According to a new editorial in the Canadian Medical Association Journal, written by Dr. Matthew Stanbrook, mental health professionals must change their attitudes when dealing with patients suffering from substance addiction.

In Stanbrook’s view, health care professionals and society view addiction as a choice, rather than a disease. This view is harmful to patients, who may have severe physiological problems hampering their abilities to overcome addiction. The negative views and attitudes towards addiction are more likely to lead an addict to return to his preferred substance for support.

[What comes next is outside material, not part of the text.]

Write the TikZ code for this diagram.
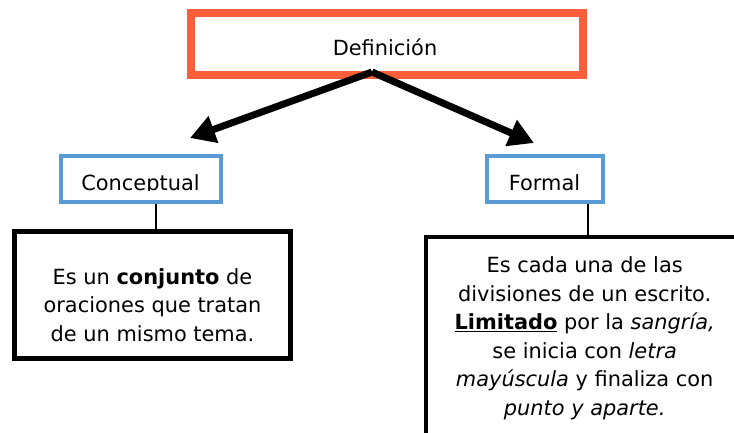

Understanding Substance Abuse

Dr. Stanbrook states in the editorial that, whether it’s crack cocaine, heroin, methadone, cigarettes, alcohol or other substances, the process is the same. Each chemical makes changes in the brain that must be dealt with, so stating that it is the addict’s fault that he keeps reaching for the substance is counterproductive. For an addict to break the bonds of addiction, he needs support, counseling, and time. In some cases, substitutes are needed to provide modified brain chemicals, as receptors and chemicals have been blocked or altered.

Changing Attitudes Towards Addiction and Addicts

Cocaine addiction's effects on the brain are significant. Image by Brookhaven National Library

Addiction affects the brain. Nerve receptors, particularly pleasure sensors, can be modified by the chemicals in the substance. The receptors may stop recognizing regular pleasure chemicals, instead only choosing the substance chemicals. Some chemicals produce large amounts of pleasure through production of pleasure chemicals, which drives people to return for the euphoric feeling that they associate with the substance.

The way to improve treatment of addicts, according to Stanbrook, is to start by changing how people view addiction. Instead of a personal choice, society must understand that it is a chemical dependency that changes the brain. Society must resist placing blame on the addict, instead offering needed support and services to overcome chemical dependency.